Our Column in History

GEORGE MIKELL

    George Mikell, an old pioneer citizen of Clinch county, came to this section from Bulloch county, and settled in what is now Echols county where he married. Later he moved to a point near Dupont and spent the remainder of his life there. He was born in Bulloch county in 1816, and died about 1880. His wife was Rachel Roberts; she was born in 1830, but we have not learned who her parents were but we infer she was a daughter of John  Roberts who also came to this section from Bulloch county.
    To them were born only three children, viz:

    1. John A. Mikell who married Rebecca Lee.
    2. Sarah who married Mark or S. M. Bennet.
    3. Bettie or Elizabeth who married Samuel Tomlinson.

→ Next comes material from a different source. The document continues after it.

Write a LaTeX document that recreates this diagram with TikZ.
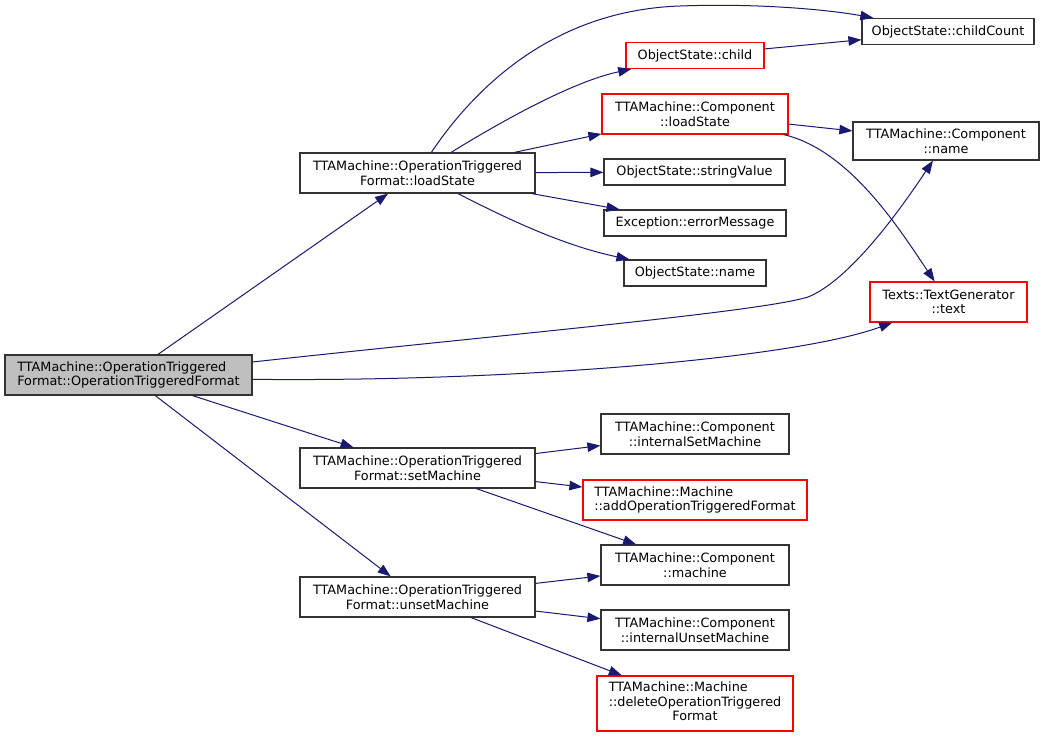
\documentclass[tikz,border=0pt]{standalone}
\usepackage{fontspec}
\setmainfont{DejaVu Sans}
\usetikzlibrary{arrows.meta}
\definecolor{edgeblue}{HTML}{191970}
\definecolor{boxgray}{HTML}{BFBFBF}

\begin{document}
\begin{tikzpicture}
  [x=1pt,y=-1pt,every node/.style={draw=black!80,line width=1.2pt,rectangle,align=center,inner sep=0pt,minimum height=26,font=\fontsize{12.8}{14.5}\selectfont}]
  \tikzstyle{call} = [draw=edgeblue,line width=1pt,-{Triangle[length=13pt,width=9.5pt,fill=edgeblue]}]
  \tikzstyle{redbox} = [draw=red]
  \useasboundingbox (0,0) rectangle (1047,737);
  \node[fill=boxgray,align=left,minimum width=247,minimum height=40] (main) at (128.5,375) {TTAMachine::OperationTriggered\\Format::OperationTriggeredFormat};
  \node[minimum width=235,minimum height=40] (load) at (417.5,173) {TTAMachine::OperationTriggered\\Format::loadState};
  \node[minimum width=172] (cnt) at (948,31.5) {ObjectState::childCount};
  \node[redbox,minimum width=138] (child) at (695,55.5) {ObjectState::child};
  \node[redbox,minimum width=186,minimum height=40] (cload) at (695,114) {TTAMachine::Component\\::loadState};
  \node[minimum width=186,minimum height=38] (cname) at (946,141) {TTAMachine::Component\\::name};
  \node[minimum width=181] (sval) at (694.5,172) {ObjectState::stringValue};
  \node[minimum width=182] (err) at (695,223) {Exception::errorMessage};
  \node[minimum width=142] (oname) at (695,273) {ObjectState::name};
  \node[redbox,minimum width=157,minimum height=40] (text) at (948.5,302) {Texts::TextGenerator\\::text};
  \node[minimum width=235,minimum height=40] (set) at (417.5,468) {TTAMachine::OperationTriggered\\Format::setMachine};
  \node[minimum width=188,minimum height=40] (iset) at (695,434) {TTAMachine::Component\\::internalSetMachine};
  \node[redbox,align=left,minimum width=224,minimum height=40] (add) at (695,500) {TTAMachine::Machine\\::addOperationTriggeredFormat};
  \node[minimum width=188,minimum height=40] (mach) at (695,565) {TTAMachine::Component\\::machine};
  \node[minimum width=235,minimum height=40] (unset) at (417.5,597) {TTAMachine::OperationTriggered\\Format::unsetMachine};
  \node[minimum width=188,minimum height=40] (iunset) at (695,630) {TTAMachine::Component\\::internalUnsetMachine};
  \node[redbox,minimum width=196,minimum height=55] (del) at (695,703.5) {\begin{tabular}{@{}l@{}}TTAMachine::Machine\\::deleteOperationTriggered\\\multicolumn{1}{@{}c@{}}{Format}\end{tabular}};
\foreach \from /\to in {main/load,main/set,main/unset,load/cload,load/sval,load/err,child/cnt,cload/cname,set/iset,set/add,set/mach,unset/mach,unset/iunset,unset/del}
   \draw[call] (\from) -- (\to);
  \draw[call] (load) .. controls (480,80) and (560,10) .. (680,6) .. controls (760,3) and (830,10) .. (cnt);
  \draw[call] (load) .. controls (520,110) and (580,80) .. (child);
  \draw[call] (load) .. controls (500,215) and (560,245) .. (oname);
  \draw[call] (cload) .. controls (850,150) and (900,230) .. (text);
  \draw[call] (main.6) .. controls (500,335) and (760,312) .. (808,297) .. controls (850,280) and (900,210) .. (cname);
  \draw[call] (main.-2) .. controls (500,382) and (790,360) .. (text);
\end{tikzpicture}
\end{document}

    George Mikell and his wife were members of Wayfare Primitive Baptist church, and are buried there.  Their graves are not marked. George Mikell had two brothers, Bob and Charles.  The former lived in Wayne county and the latter moved to Florida.

John A. Mikell

    John A. Mikell was born in this county about 1846, and as above stated, the only son of George and Rachel Mikell.  He lived near Dupont, where he was a respected citizen.  He married Rebecca, a daughter of Zachariah Lee, and a sister to the late P. M. Lee of Dupont.  She was born Nov. 5th 1845 in this county, and is now living with her son Mr. G. C. Mikell at Ray City, having just past her 84th birthday this week.  Her husband had been dead forty years having died April 9th, 1889.   He is buried at the North cemetery. To Mr. and Mrs. Mikell were born ten children, viz:
    1.  Ardelia who married Moses Pittman, living at Arcadia, Fla.
    2. Alice who married Roland Zeigler.
    3. Rufus L. who married ollie Morgan, daughter of Granville Morgan.
    4. Charlton Z. who married Mrs. Lula Crews.
    5. George C. who married Mary, daughter of James H. Hughes.
    6. Perry C. who married Bessie Powell; living at Quitman.
    7. Phoebe who married R. A. Dasher and lived near Bemiss.
    8. John P. who married Sallie, daughter of George Corbitt of Echols county.
    9. Otis W. who married Ola Crews.
    10. Augustus T. married Annie Wilkerson of Berrien county.  He is the only one of the ten children not living.
    John A. Mikell was baptized July 5, 1883 into the membership of the Primitive Baptist church, and on Dec 1, 1883 was dismissed by letter and united with Olive Leaf church near Dupont.
    Mr. Mikell served as deputy sheriff under Sheriff J. M. Jeffords who sheriff from 1881 to 1887.  He was elected justice of the peace of the 1280 district, commissioned January 24, 1881, serving two terms of four years each, his last term expiring just before his death.
    John P. Mikell and his brother Geo. C. have both become leading members of the Primitive Baptist denomination in this section, one a layman and the other a minister; one adhering to the “old-line” association and the other to what is called the “Peace Movement” association of the the old Union Association.  Elder John P. Mikell as a preacher is known far and wide for his gifts and influence as a Christian worker, and his brother George is making his association a capable clerk and as a layman is known and loved for his upright Christian life.

Some Other Data

    The writer would like to find out more about the older Mikells or the forefathers of George Mikell.  Back up in Bulloch county where they lived we find a number of references to them on the county records but of course we cannot identify them.  The following Mikell marriages are of record there:
     Alexander Mikell and Rebecca Hollingsworth, Dec 7, 1804.
    Charles Mikell and Dicy Lee, Dec 17, 1804.
    Thomas Mikell and Mary Row, April 3l 1805.
    John Mikell and Hannah Stuart, Aug. 6, 1805.
    Thomas Mikell and Mary Woodcock, Nov. 10, 1807.
    William Mikell and Mary Anderson, Nov 21, 1809.
    John Mikell and Catherine Lowther, Feb. 8, 1826.
    John Mikell, an old citizen of Bulloch county, died in 1799, and his estate was administered by his widow Elizabeth, and Edward Mikell.  They were appointed administrators Feb. 10, 1800. Their bond was for $20,000 and signed by Sherod McCall and James Mikell. The estate was appraised in 1800 by Stephen Denmark and John Rawls and Jesse Mixon, and valued at $8099.75.  Among the property enumerated were 13 slaves and $3500 worth of cattle. A petition for division of the estate was filed by the widow in May, 1803, and the Court granted partitioners to divide the land, and among these were George Mikell, James Mikell, Sr., and James Mikell, Jr.  In a sales account filed by the administrators in May 1803, Sarah Mikell, Francis Mikell and James Mikell were mentioned as younger heirs.  In March, 1807, the administrators were required to show cause why they had not made any return. Further than this we did not find out about this estate. It seemed to be the only Mikell estate administered in Bulloch prior to 1820.